++++ DATA LINES
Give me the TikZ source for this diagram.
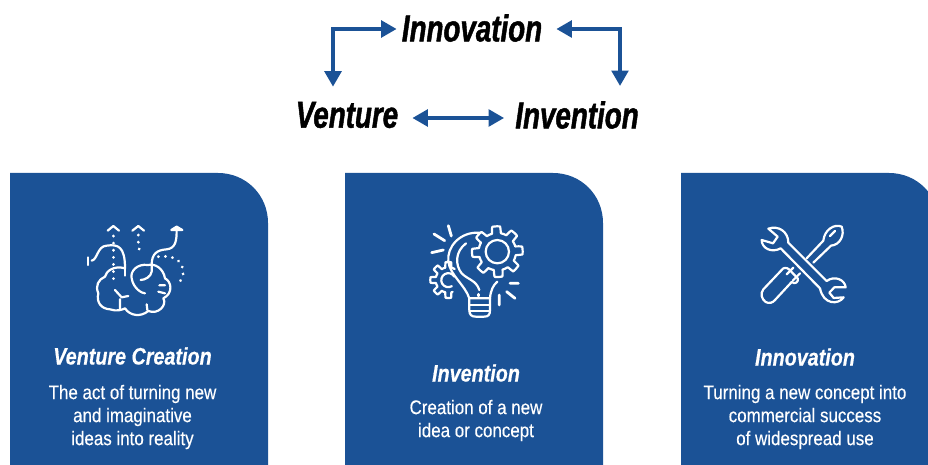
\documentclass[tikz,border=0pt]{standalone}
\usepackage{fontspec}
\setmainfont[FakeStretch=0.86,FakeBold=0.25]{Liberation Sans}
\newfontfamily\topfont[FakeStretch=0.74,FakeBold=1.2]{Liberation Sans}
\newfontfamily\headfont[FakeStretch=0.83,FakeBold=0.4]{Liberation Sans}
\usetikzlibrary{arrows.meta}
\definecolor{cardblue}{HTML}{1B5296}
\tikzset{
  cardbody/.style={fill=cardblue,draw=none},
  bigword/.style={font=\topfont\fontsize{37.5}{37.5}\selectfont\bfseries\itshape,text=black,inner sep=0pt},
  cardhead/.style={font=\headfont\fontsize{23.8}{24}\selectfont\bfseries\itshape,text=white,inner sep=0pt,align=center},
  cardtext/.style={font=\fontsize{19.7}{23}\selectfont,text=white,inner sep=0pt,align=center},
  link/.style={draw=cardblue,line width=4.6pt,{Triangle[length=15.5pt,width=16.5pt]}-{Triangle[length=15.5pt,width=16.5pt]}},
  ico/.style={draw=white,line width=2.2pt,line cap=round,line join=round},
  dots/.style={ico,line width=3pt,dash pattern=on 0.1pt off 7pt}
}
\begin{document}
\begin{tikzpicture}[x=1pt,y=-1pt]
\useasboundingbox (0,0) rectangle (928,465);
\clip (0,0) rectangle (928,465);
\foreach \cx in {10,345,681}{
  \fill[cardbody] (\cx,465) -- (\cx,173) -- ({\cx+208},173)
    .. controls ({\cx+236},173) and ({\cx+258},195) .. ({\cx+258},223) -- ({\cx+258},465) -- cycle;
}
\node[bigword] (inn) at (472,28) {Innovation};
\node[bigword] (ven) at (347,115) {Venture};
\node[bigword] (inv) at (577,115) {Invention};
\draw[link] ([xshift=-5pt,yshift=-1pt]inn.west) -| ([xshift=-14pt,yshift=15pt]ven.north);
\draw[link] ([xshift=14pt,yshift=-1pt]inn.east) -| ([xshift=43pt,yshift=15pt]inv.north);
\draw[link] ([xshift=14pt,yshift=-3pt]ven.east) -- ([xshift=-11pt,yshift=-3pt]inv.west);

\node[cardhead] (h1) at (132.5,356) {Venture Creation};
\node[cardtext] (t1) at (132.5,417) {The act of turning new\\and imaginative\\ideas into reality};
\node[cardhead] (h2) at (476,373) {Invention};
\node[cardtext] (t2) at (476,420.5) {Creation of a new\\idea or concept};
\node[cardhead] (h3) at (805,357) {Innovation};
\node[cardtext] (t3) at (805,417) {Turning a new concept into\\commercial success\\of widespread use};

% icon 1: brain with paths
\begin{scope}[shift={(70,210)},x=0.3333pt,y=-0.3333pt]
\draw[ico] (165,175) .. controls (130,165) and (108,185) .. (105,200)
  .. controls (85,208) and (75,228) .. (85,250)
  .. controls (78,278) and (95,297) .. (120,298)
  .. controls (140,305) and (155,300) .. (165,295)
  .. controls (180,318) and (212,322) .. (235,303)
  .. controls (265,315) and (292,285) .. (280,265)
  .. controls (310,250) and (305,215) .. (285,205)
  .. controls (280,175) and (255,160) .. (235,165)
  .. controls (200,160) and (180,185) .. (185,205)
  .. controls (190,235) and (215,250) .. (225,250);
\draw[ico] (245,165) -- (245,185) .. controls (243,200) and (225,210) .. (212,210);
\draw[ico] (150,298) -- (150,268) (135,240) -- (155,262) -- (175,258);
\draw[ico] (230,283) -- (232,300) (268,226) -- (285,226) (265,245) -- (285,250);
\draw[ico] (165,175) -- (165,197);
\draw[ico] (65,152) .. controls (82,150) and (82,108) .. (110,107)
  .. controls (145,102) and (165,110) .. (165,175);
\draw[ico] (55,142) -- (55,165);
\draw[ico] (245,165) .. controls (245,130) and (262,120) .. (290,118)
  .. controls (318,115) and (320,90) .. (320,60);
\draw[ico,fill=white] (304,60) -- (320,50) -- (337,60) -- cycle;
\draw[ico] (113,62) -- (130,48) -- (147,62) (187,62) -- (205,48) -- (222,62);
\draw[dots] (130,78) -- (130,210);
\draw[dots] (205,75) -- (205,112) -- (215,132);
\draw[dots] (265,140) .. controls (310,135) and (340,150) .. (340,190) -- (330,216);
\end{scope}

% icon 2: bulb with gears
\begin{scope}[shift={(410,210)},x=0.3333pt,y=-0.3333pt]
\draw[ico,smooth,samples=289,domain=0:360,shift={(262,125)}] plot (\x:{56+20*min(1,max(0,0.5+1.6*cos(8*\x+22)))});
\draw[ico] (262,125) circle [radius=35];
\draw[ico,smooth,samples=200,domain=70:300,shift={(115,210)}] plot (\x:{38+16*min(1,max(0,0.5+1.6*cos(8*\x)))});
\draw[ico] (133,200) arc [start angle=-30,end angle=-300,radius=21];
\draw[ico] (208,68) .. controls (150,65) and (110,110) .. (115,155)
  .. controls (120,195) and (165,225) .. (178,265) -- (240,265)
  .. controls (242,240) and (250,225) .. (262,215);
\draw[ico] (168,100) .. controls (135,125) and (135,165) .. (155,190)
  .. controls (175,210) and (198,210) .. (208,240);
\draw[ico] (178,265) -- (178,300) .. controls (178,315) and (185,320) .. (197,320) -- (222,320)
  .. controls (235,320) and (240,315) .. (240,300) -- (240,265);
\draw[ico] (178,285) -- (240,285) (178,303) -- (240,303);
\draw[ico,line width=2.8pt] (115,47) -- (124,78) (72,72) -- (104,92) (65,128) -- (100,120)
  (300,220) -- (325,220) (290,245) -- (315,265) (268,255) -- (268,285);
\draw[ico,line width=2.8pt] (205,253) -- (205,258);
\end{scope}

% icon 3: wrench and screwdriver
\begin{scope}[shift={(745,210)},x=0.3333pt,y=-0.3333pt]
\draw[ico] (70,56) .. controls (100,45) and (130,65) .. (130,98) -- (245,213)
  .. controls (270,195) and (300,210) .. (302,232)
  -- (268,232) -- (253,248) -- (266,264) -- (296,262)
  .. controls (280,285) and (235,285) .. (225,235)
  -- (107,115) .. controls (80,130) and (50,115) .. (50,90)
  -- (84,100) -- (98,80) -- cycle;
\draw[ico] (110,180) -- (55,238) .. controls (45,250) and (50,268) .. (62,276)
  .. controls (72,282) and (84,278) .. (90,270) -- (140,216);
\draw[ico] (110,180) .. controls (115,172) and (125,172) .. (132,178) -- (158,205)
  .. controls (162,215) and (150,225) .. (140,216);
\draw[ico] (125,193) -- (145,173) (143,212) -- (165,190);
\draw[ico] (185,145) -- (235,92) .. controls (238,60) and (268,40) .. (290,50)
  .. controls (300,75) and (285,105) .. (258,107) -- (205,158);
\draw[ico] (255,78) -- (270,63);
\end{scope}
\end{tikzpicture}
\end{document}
++++++++
▶ _EXERCISE OBJECTIVE_
Reproduce the material word for word. Any pictures should be left out of the copy.

▶ _ANSWER TO THE EXERCISE_
Give me the TikZ source for this diagram.
\documentclass[tikz,border=0pt]{standalone}
\usepackage{fontspec}
\setmainfont[FakeStretch=0.86,FakeBold=0.25]{Liberation Sans}
\newfontfamily\topfont[FakeStretch=0.74,FakeBold=1.2]{Liberation Sans}
\newfontfamily\headfont[FakeStretch=0.83,FakeBold=0.4]{Liberation Sans}
\usetikzlibrary{arrows.meta}
\definecolor{cardblue}{HTML}{1B5296}
\tikzset{
  cardbody/.style={fill=cardblue,draw=none},
  bigword/.style={font=\topfont\fontsize{37.5}{37.5}\selectfont\bfseries\itshape,text=black,inner sep=0pt},
  cardhead/.style={font=\headfont\fontsize{23.8}{24}\selectfont\bfseries\itshape,text=white,inner sep=0pt,align=center},
  cardtext/.style={font=\fontsize{19.7}{23}\selectfont,text=white,inner sep=0pt,align=center},
  link/.style={draw=cardblue,line width=4.6pt,{Triangle[length=15.5pt,width=16.5pt]}-{Triangle[length=15.5pt,width=16.5pt]}},
  ico/.style={draw=white,line width=2.2pt,line cap=round,line join=round},
  dots/.style={ico,line width=3pt,dash pattern=on 0.1pt off 7pt}
}
\begin{document}
\begin{tikzpicture}[x=1pt,y=-1pt]
\useasboundingbox (0,0) rectangle (928,465);
\clip (0,0) rectangle (928,465);
\foreach \cx in {10,345,681}{
  \fill[cardbody] (\cx,465) -- (\cx,173) -- ({\cx+208},173)
    .. controls ({\cx+236},173) and ({\cx+258},195) .. ({\cx+258},223) -- ({\cx+258},465) -- cycle;
}
\node[bigword] (inn) at (472,28) {Innovation};
\node[bigword] (ven) at (347,115) {Venture};
\node[bigword] (inv) at (577,115) {Invention};
\draw[link] ([xshift=-5pt,yshift=-1pt]inn.west) -| ([xshift=-14pt,yshift=15pt]ven.north);
\draw[link] ([xshift=14pt,yshift=-1pt]inn.east) -| ([xshift=43pt,yshift=15pt]inv.north);
\draw[link] ([xshift=14pt,yshift=-3pt]ven.east) -- ([xshift=-11pt,yshift=-3pt]inv.west);

\node[cardhead] (h1) at (132.5,356) {Venture Creation};
\node[cardtext] (t1) at (132.5,417) {The act of turning new\\and imaginative\\ideas into reality};
\node[cardhead] (h2) at (476,373) {Invention};
\node[cardtext] (t2) at (476,420.5) {Creation of a new\\idea or concept};
\node[cardhead] (h3) at (805,357) {Innovation};
\node[cardtext] (t3) at (805,417) {Turning a new concept into\\commercial success\\of widespread use};

% icon 1: brain with paths
\begin{scope}[shift={(70,210)},x=0.3333pt,y=-0.3333pt]
\draw[ico] (165,175) .. controls (130,165) and (108,185) .. (105,200)
  .. controls (85,208) and (75,228) .. (85,250)
  .. controls (78,278) and (95,297) .. (120,298)
  .. controls (140,305) and (155,300) .. (165,295)
  .. controls (180,318) and (212,322) .. (235,303)
  .. controls (265,315) and (292,285) .. (280,265)
  .. controls (310,250) and (305,215) .. (285,205)
  .. controls (280,175) and (255,160) .. (235,165)
  .. controls (200,160) and (180,185) .. (185,205)
  .. controls (190,235) and (215,250) .. (225,250);
\draw[ico] (245,165) -- (245,185) .. controls (243,200) and (225,210) .. (212,210);
\draw[ico] (150,298) -- (150,268) (135,240) -- (155,262) -- (175,258);
\draw[ico] (230,283) -- (232,300) (268,226) -- (285,226) (265,245) -- (285,250);
\draw[ico] (165,175) -- (165,197);
\draw[ico] (65,152) .. controls (82,150) and (82,108) .. (110,107)
  .. controls (145,102) and (165,110) .. (165,175);
\draw[ico] (55,142) -- (55,165);
\draw[ico] (245,165) .. controls (245,130) and (262,120) .. (290,118)
  .. controls (318,115) and (320,90) .. (320,60);
\draw[ico,fill=white] (304,60) -- (320,50) -- (337,60) -- cycle;
\draw[ico] (113,62) -- (130,48) -- (147,62) (187,62) -- (205,48) -- (222,62);
\draw[dots] (130,78) -- (130,210);
\draw[dots] (205,75) -- (205,112) -- (215,132);
\draw[dots] (265,140) .. controls (310,135) and (340,150) .. (340,190) -- (330,216);
\end{scope}

% icon 2: bulb with gears
\begin{scope}[shift={(410,210)},x=0.3333pt,y=-0.3333pt]
\draw[ico,smooth,samples=289,domain=0:360,shift={(262,125)}] plot (\x:{56+20*min(1,max(0,0.5+1.6*cos(8*\x+22)))});
\draw[ico] (262,125) circle [radius=35];
\draw[ico,smooth,samples=200,domain=70:300,shift={(115,210)}] plot (\x:{38+16*min(1,max(0,0.5+1.6*cos(8*\x)))});
\draw[ico] (133,200) arc [start angle=-30,end angle=-300,radius=21];
\draw[ico] (208,68) .. controls (150,65) and (110,110) .. (115,155)
  .. controls (120,195) and (165,225) .. (178,265) -- (240,265)
  .. controls (242,240) and (250,225) .. (262,215);
\draw[ico] (168,100) .. controls (135,125) and (135,165) .. (155,190)
  .. controls (175,210) and (198,210) .. (208,240);
\draw[ico] (178,265) -- (178,300) .. controls (178,315) and (185,320) .. (197,320) -- (222,320)
  .. controls (235,320) and (240,315) .. (240,300) -- (240,265);
\draw[ico] (178,285) -- (240,285) (178,303) -- (240,303);
\draw[ico,line width=2.8pt] (115,47) -- (124,78) (72,72) -- (104,92) (65,128) -- (100,120)
  (300,220) -- (325,220) (290,245) -- (315,265) (268,255) -- (268,285);
\draw[ico,line width=2.8pt] (205,253) -- (205,258);
\end{scope}

% icon 3: wrench and screwdriver
\begin{scope}[shift={(745,210)},x=0.3333pt,y=-0.3333pt]
\draw[ico] (70,56) .. controls (100,45) and (130,65) .. (130,98) -- (245,213)
  .. controls (270,195) and (300,210) .. (302,232)
  -- (268,232) -- (253,248) -- (266,264) -- (296,262)
  .. controls (280,285) and (235,285) .. (225,235)
  -- (107,115) .. controls (80,130) and (50,115) .. (50,90)
  -- (84,100) -- (98,80) -- cycle;
\draw[ico] (110,180) -- (55,238) .. controls (45,250) and (50,268) .. (62,276)
  .. controls (72,282) and (84,278) .. (90,270) -- (140,216);
\draw[ico] (110,180) .. controls (115,172) and (125,172) .. (132,178) -- (158,205)
  .. controls (162,215) and (150,225) .. (140,216);
\draw[ico] (125,193) -- (145,173) (143,212) -- (165,190);
\draw[ico] (185,145) -- (235,92) .. controls (238,60) and (268,40) .. (290,50)
  .. controls (300,75) and (285,105) .. (258,107) -- (205,158);
\draw[ico] (255,78) -- (270,63);
\end{scope}
\end{tikzpicture}
\end{document}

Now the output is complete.